Boxing, first and foremost, but also American football, wrestling, mixed martial arts (MMA), rugby, hockey, even football. For each of these disciplines, the author - a writer and journalist for the online sports magazine 'Ultimo Uomo', himself a boxing enthusiast and practitioner - recounts the stories of athletes, some of them very famous, who have seen their lives turned upside down by the effects of the blows they received in the numerous matches of a career that may have been luminous, but which - once the limelight went out - turned into a nightmare and a burden that was sometimes too heavy for their health.
The worst bogeyman is the so-called Cte, i.e. chronic traumatic encephalopathy, a neurodegenerative disease that is, unfortunately, currently only detectable post mortem, but whose signs are alarm bells even in life: fading memory, depression, unmotivated anger, outbursts of anger and violence, confusion, unconscious gestures and more. Episodes of which the book speaks, naming and shaming athletes from the four corners of the globe, and whose stories are compared and assessed by numerous experts and top sports physicians.
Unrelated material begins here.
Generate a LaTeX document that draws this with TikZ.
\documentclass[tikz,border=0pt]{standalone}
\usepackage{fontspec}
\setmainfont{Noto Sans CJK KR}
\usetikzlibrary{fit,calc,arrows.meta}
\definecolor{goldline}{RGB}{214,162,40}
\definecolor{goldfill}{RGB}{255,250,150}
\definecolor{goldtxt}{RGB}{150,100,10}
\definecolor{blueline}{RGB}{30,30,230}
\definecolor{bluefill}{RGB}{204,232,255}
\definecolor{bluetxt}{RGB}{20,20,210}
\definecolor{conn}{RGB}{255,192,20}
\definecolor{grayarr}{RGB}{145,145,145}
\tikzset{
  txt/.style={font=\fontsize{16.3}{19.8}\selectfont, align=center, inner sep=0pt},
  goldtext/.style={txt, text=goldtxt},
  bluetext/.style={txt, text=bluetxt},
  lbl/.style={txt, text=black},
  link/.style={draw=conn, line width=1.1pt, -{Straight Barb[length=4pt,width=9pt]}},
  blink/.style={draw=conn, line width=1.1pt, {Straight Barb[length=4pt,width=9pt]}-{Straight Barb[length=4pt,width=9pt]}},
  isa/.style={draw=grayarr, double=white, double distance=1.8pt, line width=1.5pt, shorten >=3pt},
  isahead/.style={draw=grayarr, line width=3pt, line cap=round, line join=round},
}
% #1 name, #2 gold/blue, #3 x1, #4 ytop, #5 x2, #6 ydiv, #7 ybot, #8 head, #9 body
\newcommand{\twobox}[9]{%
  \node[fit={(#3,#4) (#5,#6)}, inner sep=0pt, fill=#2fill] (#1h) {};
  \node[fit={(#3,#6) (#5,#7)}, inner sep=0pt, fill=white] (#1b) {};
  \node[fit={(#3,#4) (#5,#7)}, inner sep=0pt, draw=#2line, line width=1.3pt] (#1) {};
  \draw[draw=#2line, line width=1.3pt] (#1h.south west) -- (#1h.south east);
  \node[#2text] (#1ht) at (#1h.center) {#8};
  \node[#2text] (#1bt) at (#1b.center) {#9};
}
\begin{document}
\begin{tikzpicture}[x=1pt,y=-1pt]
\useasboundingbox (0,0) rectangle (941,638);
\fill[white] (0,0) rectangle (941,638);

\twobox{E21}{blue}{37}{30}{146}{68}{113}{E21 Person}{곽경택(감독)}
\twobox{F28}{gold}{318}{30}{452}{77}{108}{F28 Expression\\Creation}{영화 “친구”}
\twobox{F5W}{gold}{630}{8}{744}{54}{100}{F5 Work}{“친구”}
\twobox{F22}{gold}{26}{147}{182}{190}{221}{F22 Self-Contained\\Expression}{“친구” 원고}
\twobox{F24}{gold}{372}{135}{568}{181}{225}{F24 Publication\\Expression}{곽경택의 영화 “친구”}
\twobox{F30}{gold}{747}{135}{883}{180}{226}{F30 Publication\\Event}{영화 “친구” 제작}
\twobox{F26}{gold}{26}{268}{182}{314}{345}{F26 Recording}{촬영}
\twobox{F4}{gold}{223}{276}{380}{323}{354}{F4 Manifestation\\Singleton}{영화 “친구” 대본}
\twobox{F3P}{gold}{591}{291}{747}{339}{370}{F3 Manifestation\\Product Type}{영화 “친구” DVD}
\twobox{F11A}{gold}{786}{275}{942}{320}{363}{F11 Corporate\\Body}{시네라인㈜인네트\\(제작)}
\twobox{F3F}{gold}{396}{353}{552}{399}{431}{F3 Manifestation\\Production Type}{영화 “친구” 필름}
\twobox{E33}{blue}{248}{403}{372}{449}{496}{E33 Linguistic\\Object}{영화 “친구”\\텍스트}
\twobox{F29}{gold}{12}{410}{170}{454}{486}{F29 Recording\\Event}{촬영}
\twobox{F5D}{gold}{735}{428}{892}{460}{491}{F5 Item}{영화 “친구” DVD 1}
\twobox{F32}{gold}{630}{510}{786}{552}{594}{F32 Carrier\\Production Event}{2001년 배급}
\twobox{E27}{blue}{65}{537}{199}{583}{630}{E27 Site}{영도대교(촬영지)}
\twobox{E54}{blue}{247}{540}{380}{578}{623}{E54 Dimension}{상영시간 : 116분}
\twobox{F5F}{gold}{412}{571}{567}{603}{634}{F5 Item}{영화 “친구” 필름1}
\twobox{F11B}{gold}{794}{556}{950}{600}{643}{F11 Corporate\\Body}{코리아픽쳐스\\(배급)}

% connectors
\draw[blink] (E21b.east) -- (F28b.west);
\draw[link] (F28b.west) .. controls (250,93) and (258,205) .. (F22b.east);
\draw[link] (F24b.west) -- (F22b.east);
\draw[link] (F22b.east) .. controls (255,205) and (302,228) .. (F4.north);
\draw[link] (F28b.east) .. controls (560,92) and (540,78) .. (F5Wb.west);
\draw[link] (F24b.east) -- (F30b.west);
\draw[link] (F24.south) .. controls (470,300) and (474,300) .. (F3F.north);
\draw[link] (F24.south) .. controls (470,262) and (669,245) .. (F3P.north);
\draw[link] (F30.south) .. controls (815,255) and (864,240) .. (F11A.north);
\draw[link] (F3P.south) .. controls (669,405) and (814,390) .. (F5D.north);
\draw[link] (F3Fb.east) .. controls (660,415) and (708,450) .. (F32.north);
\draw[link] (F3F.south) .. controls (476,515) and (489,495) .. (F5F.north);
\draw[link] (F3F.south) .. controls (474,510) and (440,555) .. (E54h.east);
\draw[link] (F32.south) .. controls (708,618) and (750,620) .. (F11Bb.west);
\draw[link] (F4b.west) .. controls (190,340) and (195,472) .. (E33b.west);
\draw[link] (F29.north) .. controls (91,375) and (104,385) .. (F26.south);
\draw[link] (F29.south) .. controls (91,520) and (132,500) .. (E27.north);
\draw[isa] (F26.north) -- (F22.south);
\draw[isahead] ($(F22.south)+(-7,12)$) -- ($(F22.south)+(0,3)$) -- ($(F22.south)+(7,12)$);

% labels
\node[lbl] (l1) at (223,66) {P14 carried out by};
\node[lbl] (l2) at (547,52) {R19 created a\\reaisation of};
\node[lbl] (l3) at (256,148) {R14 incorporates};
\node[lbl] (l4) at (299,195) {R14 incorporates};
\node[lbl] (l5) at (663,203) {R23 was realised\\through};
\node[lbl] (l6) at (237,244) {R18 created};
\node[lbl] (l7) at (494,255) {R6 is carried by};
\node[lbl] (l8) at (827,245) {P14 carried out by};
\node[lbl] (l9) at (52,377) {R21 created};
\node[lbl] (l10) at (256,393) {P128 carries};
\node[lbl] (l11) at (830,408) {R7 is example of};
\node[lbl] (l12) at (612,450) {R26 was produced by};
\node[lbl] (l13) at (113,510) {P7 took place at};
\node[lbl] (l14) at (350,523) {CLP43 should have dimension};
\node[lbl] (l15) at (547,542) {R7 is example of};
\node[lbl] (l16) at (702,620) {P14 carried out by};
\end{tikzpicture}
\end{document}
An honest approach to the problem
Clerici's approach is, we believe, of great interest and intellectual honesty: the author is not an opponent as such of the sporting disciplines recounted in the book, on the contrary: he is a sincere enthusiast of them. The introduction to the text recounts his love for boxing and his knowledge of this environment from the inside. This does not detract from the fact that - precisely in order to ensure that these disciplines live on, limiting the disabling consequences for athletes as much as possible - a documented and honest investigation must and can make readers and athletes themselves understand what is at stake in the delicate but fundamental balancing act between health and career. Precisely so that in no context should one have to choose between work and life, between success and the possible harmful consequences of sporting competition pushed to the extreme limit.
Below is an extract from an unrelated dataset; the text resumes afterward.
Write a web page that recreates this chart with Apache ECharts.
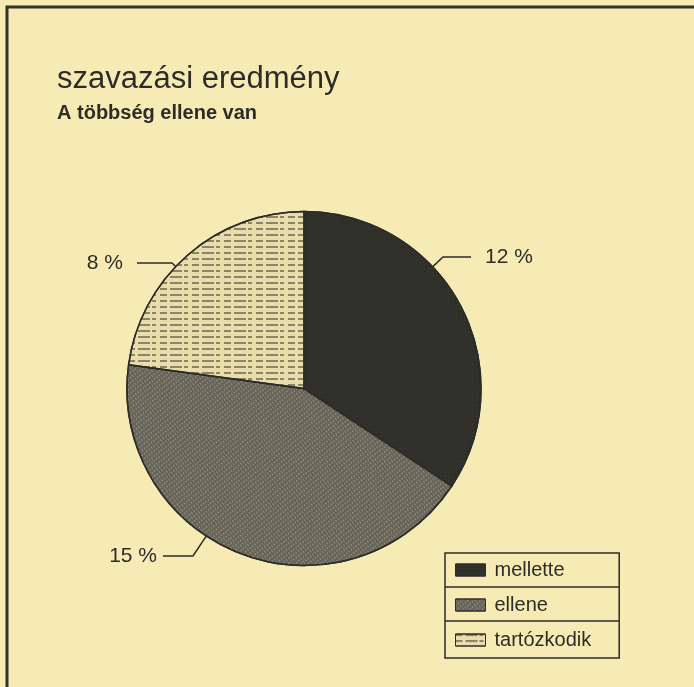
<!DOCTYPE html>
<html>
<head>
<meta charset="utf-8">
<script src="https://cdn.jsdelivr.net/npm/echarts@6/dist/echarts.min.js"></script>
<style>
  html, body { margin: 0; padding: 0; background: #f6eab5; }
  #chart { width: 694px; height: 687px; }
</style>
</head>
<body>
<div id="chart"></div>
<script>
// ---- data ----
const categories = ['mellette', 'ellene', 'tartózkodik'];
const values = [12, 15, 8];
const titleText = 'szavazási eredmény';
const subtitleText = 'A többség ellene van';

// ---- styles (not data) ----
const INK = '#2c2c28';
const PIE_CENTER = [304, 388.5];
const PIE_RADIUS = 177;
const sliceColors = ['#30302b', '#67645a', '#e9ddab'];
const sliceDecals = [
  { symbol: 'rect', symbolSize: 0.6, color: 'rgba(190,185,160,0.28)', dashArrayX: [[1, 3]], dashArrayY: [1, 3], rotation: 0 },
  { symbol: 'rect', symbolSize: 0.8, color: 'rgba(225,218,180,0.5)', dashArrayX: [[2, 2]], dashArrayY: [1, 2], rotation: 0.9 },
  { symbol: 'rect', symbolSize: 1, color: 'rgba(60,58,50,0.55)', dashArrayX: [[7, 3, 12, 2, 4, 4]], dashArrayY: [1.5, 3.5], rotation: 0 }
];
const labelPlace = [
  { x: 471, y: 257, align: 'left',  padding: [0, 0, 0, 14], len2: 28 },
  { x: 163, y: 556, align: 'right', padding: [0, 6, 0, 0],  len2: 30 },
  { x: 137, y: 263, align: 'right', padding: [0, 14, 0, 0], len2: 35 }
];

function guidePoints(s) {
  const dir = s.align === 'left' ? -1 : 1;
  const end = [s.x, s.y];
  const bend = [s.x + dir * s.len2, s.y];
  const dx = bend[0] - PIE_CENTER[0], dy = bend[1] - PIE_CENTER[1];
  const d = Math.sqrt(dx * dx + dy * dy);
  const attach = [PIE_CENTER[0] + PIE_RADIUS * dx / d, PIE_CENTER[1] + PIE_RADIUS * dy / d];
  return [attach, bend, end];
}

const chart = echarts.init(document.getElementById('chart'), null, { renderer: 'canvas' });

const pieData = categories.map((name, i) => ({
  name: name,
  value: values[i],
  itemStyle: { color: sliceColors[i], decal: sliceDecals[i] },
  label: { padding: labelPlace[i].padding },
  labelLine: { length: 8, length2: labelPlace[i].len2 }
}));

chart.setOption({
  backgroundColor: '#f6eab5',
  animation: false,
  title: {
    text: titleText,
    subtext: subtitleText,
    left: 57,
    top: 64,
    padding: 0,
    itemGap: 8,
    textStyle: { fontFamily: 'Liberation Sans', fontSize: 31, fontWeight: 'normal', color: INK },
    subtextStyle: { fontFamily: 'Liberation Sans', fontSize: 20, fontWeight: 'bold', color: INK }
  },
  legend: {
    orient: 'vertical',
    left: 445,
    top: 553,
    padding: [7, 28, 8, 10],
    itemGap: 15,
    itemWidth: 30,
    itemHeight: 12,
    icon: 'rect',
    borderColor: INK,
    borderWidth: 1.5,
    borderRadius: 0,
    textStyle: { fontFamily: 'Liberation Sans', fontSize: 20, color: INK, padding: [0, 0, 0, 4] },
    itemStyle: { borderColor: INK, borderWidth: 1 },
    data: categories
  },
  graphic: [
    { type: 'rect', silent: true, shape: { x: 7, y: 7, width: 800, height: 800 },
      style: { fill: 'none', stroke: '#33332e', lineWidth: 3 } },
    { type: 'line', silent: true, shape: { x1: 445, y1: 587, x2: 619, y2: 587 },
      style: { stroke: INK, lineWidth: 1.5 } },
    { type: 'line', silent: true, shape: { x1: 445, y1: 621, x2: 619, y2: 621 },
      style: { stroke: INK, lineWidth: 1.5 } }
  ],
  series: [{
    type: 'pie',
    center: PIE_CENTER,
    radius: PIE_RADIUS,
    startAngle: 90,
    clockwise: true,
    avoidLabelOverlap: false,
    itemStyle: { borderColor: INK, borderWidth: 1.5 },
    label: {
      show: true,
      position: 'outside',
      formatter: '{c} %',
      fontFamily: 'Liberation Sans',
      fontSize: 21,
      color: INK
    },
    labelLine: { show: true, lineStyle: { color: INK, width: 1.5 }, smooth: false },
    labelLayout: function (p) {
      const s = labelPlace[p.dataIndex];
      return { x: s.x, y: s.y, align: s.align, verticalAlign: 'middle', labelLinePoints: guidePoints(s) };
    },
    emphasis: { disabled: true },
    data: pieData
  }]
});
</script>
</body>
</html>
Concussions, the book reminds us, have been investigated since the days of ancient medicine, but it was a number of US doctors who, during the 20th century, came to the decisive realisation that single or repeated blows to the head cause multiple haemorrhages in the deepest parts of the brain, causing damage to the brain tissue (which appears bruised, swollen and atrophied), up to Dr Bennet Omalu, who identified the Cte syndrome: the American doctor discovers that, over time and after repeated trauma, the tau proteins present in the brain leak out and accumulate, creating clots that suffocate the brain cells, decreasing their effectiveness and efficiency, before killing them outright in an effect very similar to that seen in Alzheimer's patients.